Paulo identifica as "obras da carne com "obras da Lei" (2:16; 3:2,5,10) tanto quanto com "obras das trevas" (Rm 13:12; Ef. 5:11).

Daí, podemos deduzir que as expressões comportamentais de carnalidade e pecamonosidade na alma do homem será evidenciado no contexto do legalismo e/ou da licença. Em ambos os extremos, a liberdade cristã para amar pelo Espírito segundo o Senhorio de Cristo, é negada.

5: 20, 21".. idolatria, feitiçarias, inimizades, porfias, ciúmes, iras discórdias, dissensões, facções, invejas, bebedices, glutonarias e coisas semelhantes a estas, a respeito das quais eu vos declaro, como já, outrora, vos preveni, que não herdarão o reino de Deus os que tais coisas praticam".

Pecados morais e espirituais estão lado a lado com sentimentos e atitudes que expressam a natureza carnal dos que os praticam,cuja fonte espiritual é o diabo. Paulo os menciona aqui, não só pelo fato de que estes eram comuns na maioria dos cultos pagãos de então (cultos a Cibele, Diana, Afrodite, Baal etc); mas também porque alguns destes podem se dá num contexto "moralmente correto" como o de comunidades cristãs onde o exercício da liberdade cristã não está evidente (cf. Gal. 5:15).

Ora, ao listar tais pecados, Paulo está considerando-os todos igualmente reprováveis. Além disso, essa lista não é exaustiva, ou seja, ela não exclui outros sentimentos, comportamentos e ações que possam surgir fora do contexto da liberdade cristã.

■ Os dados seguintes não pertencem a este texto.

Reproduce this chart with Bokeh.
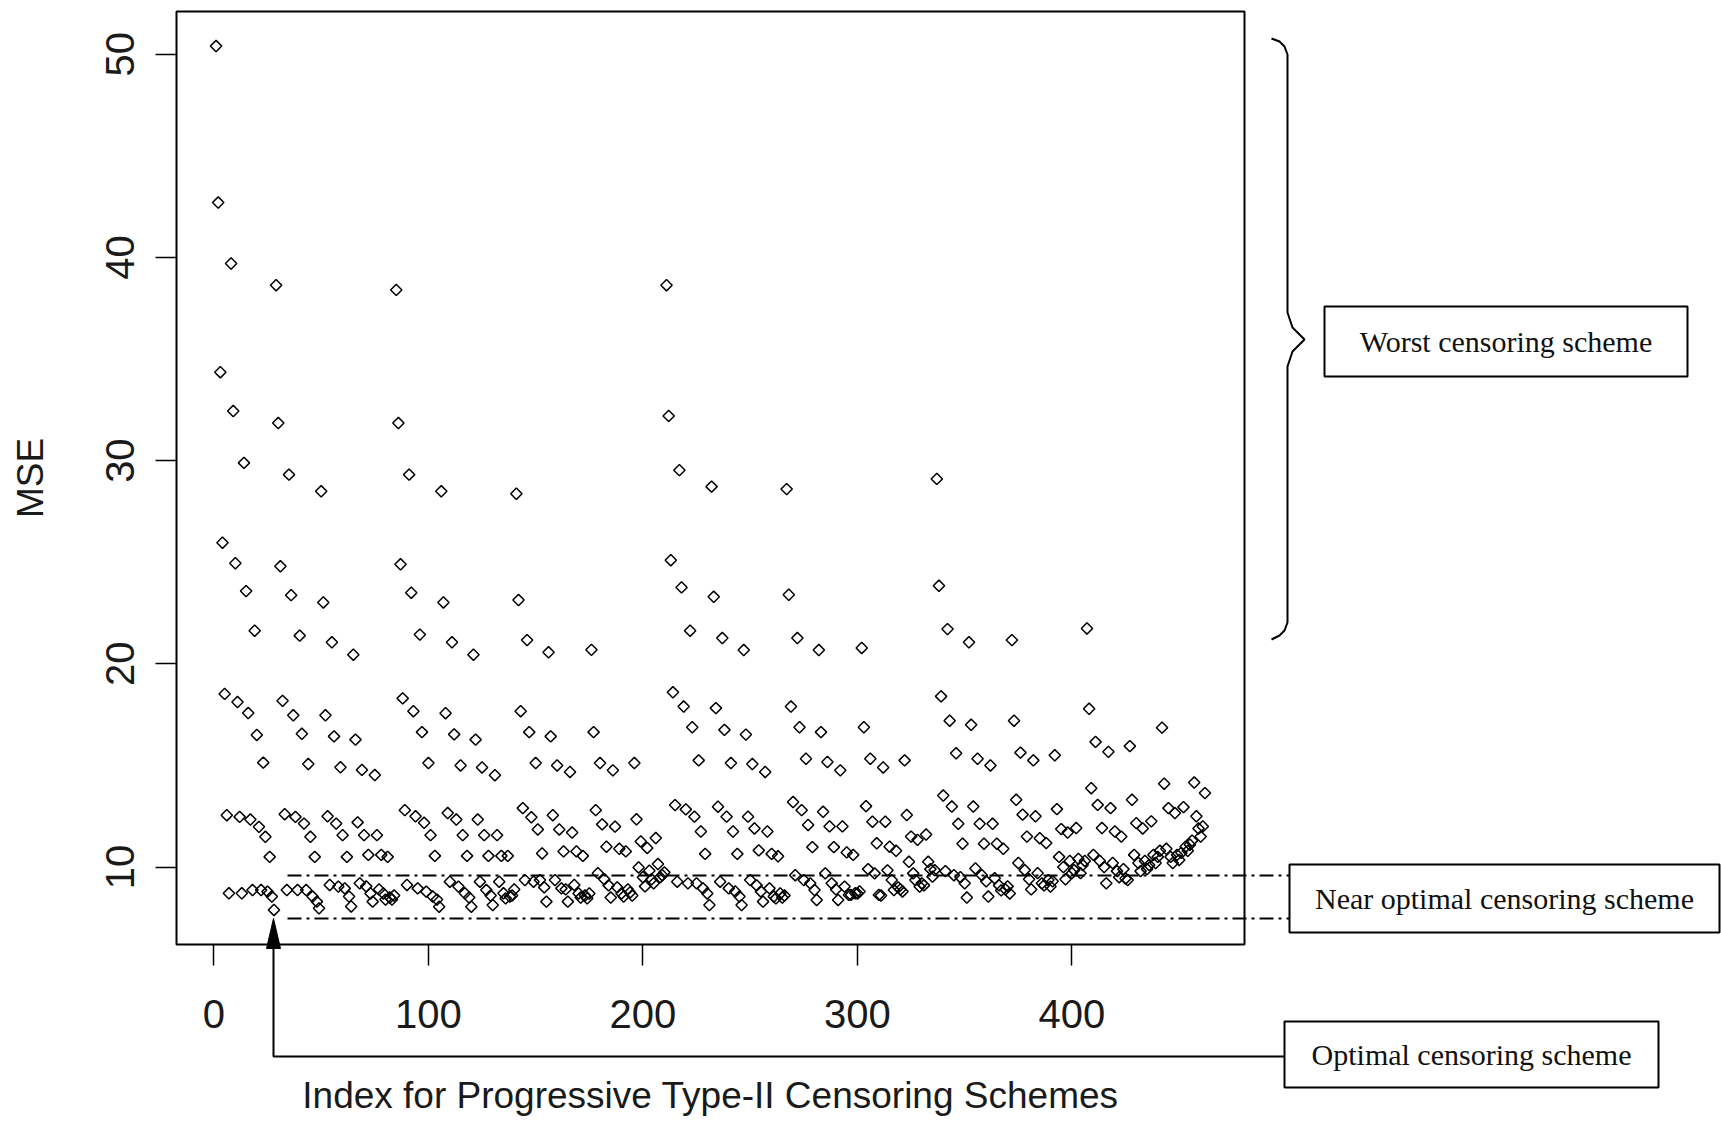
import math
from bokeh.plotting import figure
from bokeh.models import Range1d, FixedTicker, ColumnDataSource
from bokeh.embed import file_html
from bokeh.resources import INLINE
from bokeh.core.properties import value

# MSE of each progressive Type-II censoring scheme, grouped by the first removal R1
mse_r1_0 = [
    50.4, 42.7, 34.35, 25.96, 18.52, 12.55, 8.71,
    39.7, 32.44, 24.95, 18.12, 12.47, 8.71,
    29.89, 23.58, 17.58, 12.34, 8.87,
    21.63, 16.5, 11.98, 8.87,
    15.14, 11.49, 8.79,
    10.5, 8.55,
    7.89,
    38.63, 31.85, 24.8, 18.18, 12.6, 8.87,
    29.31, 23.38, 17.47, 12.47, 8.87,
    21.39, 16.56, 12.14, 8.87,
    15.07, 11.49, 8.55,
    10.5, 8.3,
    7.97,
    28.49, 23.02, 17.47, 12.5, 9.12,
    21.06, 16.43, 12.14, 9.04,
    14.91, 11.57, 8.95,
    10.5, 8.55,
    8.06,
    20.45, 16.27, 12.2, 9.2,
    14.78, 11.57, 9.05,
    10.6, 8.7,
    8.3,
    14.53, 11.57, 8.9,
    10.6, 8.7,
    8.4,
    10.5, 8.5,
    8.4,
    8.6,
    38.4, 31.85, 24.9, 18.3, 12.8, 9.12,
    29.31, 23.5, 17.67, 12.5, 8.95,
    21.44, 16.64, 12.18, 8.79,
    15.12, 11.57, 8.55,
    10.55, 8.4,
    8.05,
    28.49, 23.02, 17.57, 12.66, 9.28,
    21.06, 16.53, 12.34, 9.04,
    15.0, 11.57, 8.71,
    10.55, 8.5,
    8.05,
    20.45, 16.27, 12.34, 9.28,
    14.9, 11.57, 8.87,
    10.55, 8.6,
    8.13,
    14.52, 11.57, 9.28,
    10.55, 8.71,
    8.46,
    10.55, 8.55,
    8.6,
    8.9,
    28.37, 23.14, 17.67, 12.9, 9.36,
    21.17, 16.64, 12.45, 9.28,
    15.12, 11.85, 9.36,
    10.67, 9.0,
    8.3,
    20.57, 16.43, 12.55, 9.36,
    15.0, 11.85, 8.95,
    10.77, 8.9,
    8.3,
    14.68, 11.7, 9.12,
    10.77, 8.7,
    8.5,
    10.55, 8.6,
    8.46,
    8.7,
    20.69, 16.64, 12.8, 9.7,
    15.12, 12.1, 9.4,
    11.0, 9.1,
    8.5,
    14.76, 11.99, 9.0,
    10.9, 8.7,
    8.55,
    10.77, 8.9,
    8.75,
    8.6,
    15.12, 12.35, 9.98,
    11.26, 9.5,
    9.05,
    10.94, 9.82,
    9.4,
    9.2,
    11.43, 10.15,
    9.5,
    9.6,
    9.74,
]

mse_r1_1 = [
    38.63, 32.2, 25.1, 18.6, 13.05, 9.28,
    29.53, 23.76, 17.9, 12.84, 9.2,
    21.63, 16.88, 12.48, 9.2,
    15.25, 11.75, 8.95,
    10.65, 8.7,
    8.13,
    28.72, 23.3, 17.82, 12.97, 9.28,
    21.27, 16.75, 12.48, 8.95,
    15.12, 11.75, 8.8,
    10.65, 8.55,
    8.13,
    20.68, 16.52, 12.48, 9.36,
    15.07, 11.9, 9.1,
    10.82, 8.8,
    8.3,
    14.68, 11.75, 8.95,
    10.65, 8.55,
    8.46,
    10.53, 8.7,
    8.5,
    8.6,
    28.6, 23.4, 17.9, 13.2, 9.6,
    21.27, 16.88, 12.8, 9.36,
    15.33, 12.07, 9.2,
    10.98, 8.87,
    8.38,
    20.68, 16.64, 12.72, 9.69,
    15.17, 12.0, 9.2,
    10.98, 8.9,
    8.38,
    14.76, 12.0, 9.04,
    10.72, 8.63,
    8.63,
    10.6, 8.71,
    8.7,
    8.8,
    20.78, 16.88, 13.0, 9.9,
    15.33, 12.23, 9.69,
    11.17, 8.63,
    8.6,
    14.9, 12.23, 9.84,
    11.0, 9.36,
    8.87,
    10.8, 9.0,
    8.9,
    8.8,
    15.25, 12.56, 10.26,
    11.5, 9.69,
    9.36,
    11.34, 9.04,
    9.2,
    9.1,
    11.6, 10.26,
    9.9,
    9.53,
    9.85,
]

mse_r1_2 = [
    29.1, 23.84, 18.4, 13.52, 9.8,
    21.71, 17.2, 12.98, 9.6,
    15.6, 12.13, 9.5,
    11.15, 9.2,
    8.5,
    21.06, 17.0, 12.98, 9.93,
    15.33, 12.13, 9.6,
    11.15, 9.3,
    8.55,
    15.0, 12.13, 9.45,
    11.15, 9.1,
    8.85,
    10.9, 8.9,
    9.05,
    8.7,
    21.17, 17.2, 13.31, 10.2,
    15.63, 12.58, 9.85,
    11.5, 9.4,
    8.9,
    15.25, 12.5, 9.7,
    11.42, 9.2,
    9.1,
    11.18, 9.36,
    9.04,
    9.3,
    15.5, 12.85, 10.5,
    11.87, 10.0,
    9.4,
    11.7, 10.3,
    9.7,
    9.85,
    11.92, 10.4,
    9.7,
    10.1,
    10.3,
]

mse_r1_3 = [
    21.74, 17.79, 13.88, 10.6,
    16.16, 13.06, 10.3,
    11.92, 10.0,
    9.2,
    15.67, 12.9, 10.2,
    11.75, 9.8,
    9.5,
    11.5, 9.9,
    9.44,
    9.36,
    15.95, 13.31, 10.6,
    12.16, 10.2,
    9.8,
    11.9, 10.3,
    9.9,
    10.1,
    12.25, 10.6,
    10.2,
    10.5,
    10.8,
]

mse_r1_4 = [
    16.86, 14.1, 10.9,
    12.9, 10.5,
    10.2,
    12.66, 10.6,
    10.35,
    10.7,
    12.95, 11.0,
    10.8,
    11.1,
    11.3,
]

mse_r1_5 = [14.16, 12.5, 11.9, 11.5, 12.0]
mse_r1_6 = [13.64]

x_ticks = [0, 100, 200, 300, 400]
y_ticks = [10, 20, 30, 40, 50]

x_label = "Index for Progressive Type-II Censoring Schemes"
y_label = "MSE"
worst_text = "Worst censoring scheme"
near_text = "Near optimal censoring scheme"
optimal_text = "Optimal censoring scheme"

mse = mse_r1_0 + mse_r1_1 + mse_r1_2 + mse_r1_3 + mse_r1_4 + mse_r1_5 + mse_r1_6
n = len(mse)
index = list(range(1, n + 1))

# R-style 4% range extension
xlo, xhi = 1 - 0.04 * (n - 1), n + 0.04 * (n - 1)
ymin, ymax = min(mse), max(mse)
yr = ymax - ymin
ylo, yhi = ymin - 0.04 * yr, ymax + 0.04 * yr

W, H = 1721, 1123
FL, FR, FT, FB = 176, 1244, 11, 944

p = figure(width=W, height=H, x_range=Range1d(xlo, xhi), y_range=Range1d(ylo, yhi),
           output_backend="svg", toolbar_location=None,
           min_border_left=FL, min_border_right=W - FR,
           min_border_top=FT, min_border_bottom=H - FB)
p.title.visible = False
p.xgrid.visible = False
p.ygrid.visible = False
p.outline_line_color = "black"
p.outline_line_width = 2
p.background_fill_color = "white"
p.border_fill_color = "white"

SANS = "'Liberation Sans', Arial, sans-serif"
for ax in (p.xaxis[0], p.yaxis[0]):
    ax.axis_line_color = None
    ax.major_tick_out = 21
    ax.major_tick_in = 0
    ax.major_tick_line_color = "black"
    ax.major_tick_line_width = 1.5
    ax.minor_tick_line_color = None
    ax.major_label_text_font = SANS
    ax.major_label_text_font_size = "40px"
    ax.major_label_text_color = "#1a1a1a"
    ax.axis_label_text_font = SANS
    ax.axis_label_text_font_size = "37px"
    ax.axis_label_text_font_style = "normal"
    ax.axis_label_text_color = "#1a1a1a"

p.xaxis.ticker = FixedTicker(ticks=x_ticks)
p.yaxis.ticker = FixedTicker(ticks=y_ticks)
p.xaxis.axis_label = x_label
p.yaxis.axis_label = y_label
p.yaxis.major_label_orientation = "vertical"
p.xaxis.major_label_standoff = 34
p.xaxis.axis_label_standoff = 44
p.yaxis.major_label_standoff = 21
p.yaxis.axis_label_standoff = 53

src = ColumnDataSource(data=dict(idx=index, mse=mse))
p.scatter(x="idx", y="mse", source=src, marker="square", angle=math.pi / 4,
          size=8, fill_color=None, line_color="black", line_width=1.5)


def sx(px):
    return xlo + (px - FL) / (FR - FL) * (xhi - xlo)


def sy(py):
    return yhi - (py - FT) / (FB - FT) * (yhi - ylo)


OV = "overlay"
# near-optimal band (dot-dash lines)
for py in (875, 918):
    p.line(x=[sx(287), sx(1289)], y=[sy(py), sy(py)], line_color="black",
           line_width=2, line_dash="14 5 3 5", level=OV)

# arrow to the optimal scheme
p.line(x=[sx(273), sx(273), sx(1284)], y=[sy(935), sy(1056), sy(1056)],
       line_color="black", line_width=2, level=OV)
p.patch(x=[sx(273), sx(266), sx(280)], y=[sy(918), sy(948), sy(948)],
        fill_color="black", line_color="black", line_width=1, level=OV)

# brace for the worst schemes
bx = [1271, 1279, 1284, 1287, 1287, 1292, 1304, 1292, 1287, 1287, 1284, 1279, 1271]
by = [38, 41, 46, 54, 312, 327, 339, 351, 366, 622, 630, 635, 639]
p.line(x=[sx(v) for v in bx], y=[sy(v) for v in by], line_color="black",
       line_width=2, level=OV)

# labelled boxes
boxes = [(1324, 1687, 306, 376), (1289, 1719, 864, 932), (1284, 1658, 1021, 1087)]
p.quad(left=[sx(b[0]) for b in boxes], right=[sx(b[1]) for b in boxes],
       top=[sy(b[2]) for b in boxes], bottom=[sy(b[3]) for b in boxes],
       fill_color="white", line_color="black", line_width=2, level=OV)
p.text(x=[sx((b[0] + b[1]) / 2) for b in boxes],
       y=[sy((b[2] + b[3]) / 2) for b in boxes],
       text=[worst_text, near_text, optimal_text],
       text_font=value("Liberation Serif"), text_font_size="30px",
       text_align="center", text_baseline="middle", text_color="#111111",
       level=OV)

open("out.html", "w").write(file_html(p, INLINE))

Por isso ele diz: "... e coisas semelhantes a estas".

Assim, podemos afirmar que, se, de um lado, a tentativa de cumprir alguns preceitos da Lei (a circuncisão, por exemplo) implicaria a obrigação de guardar toda a lei (cf. 5:3), de outro, qualquer tentativa de cumprir a lista de Paulo, implicará o mesmo destino, pois, havendo a prática de um só desses pecados, estará anulado o direito à herança: "não herdarão o reino de Deus os que tais coisas praticam".

Alguém poderia argumentar que, em caso de haver quebra de algum mandamento, entraria em ação, o poder da obra consumada na cruz, o que justificaria toda a ação dos judaizantes entre os gálatas e, nesse caso,o trabalho de Paulo ali teria sido em vão. Como pretexto, parece correto. Como argumento, porém, é errado. Senão vejamos:

Paulo diz que "por obras da lei, ninguém será justificado" (cf. 2: 16). E que buscar alguma justiça mediante a lei, anula a graça de Deus e implica, portanto, que Cristo morreu em vão. (cf. 2: 21).

Ora, se, para os que tais coisas praticam, Cristo morreu em vão, como a sua morte poderia justificar a estes?

Pelas obras da lei, portanto, já estamos condenados. Pela Graça, Cristo vive em nós e a vida que temos na carne é vivida pela fé no Filho de Deus, no contexto da liberdade cristã, onde não há lei a ser cumprida, senão a "lei do amor", a "lei da liberdade" a ser experimentada no convívio entre os irmãos livremente unidos pelo amor.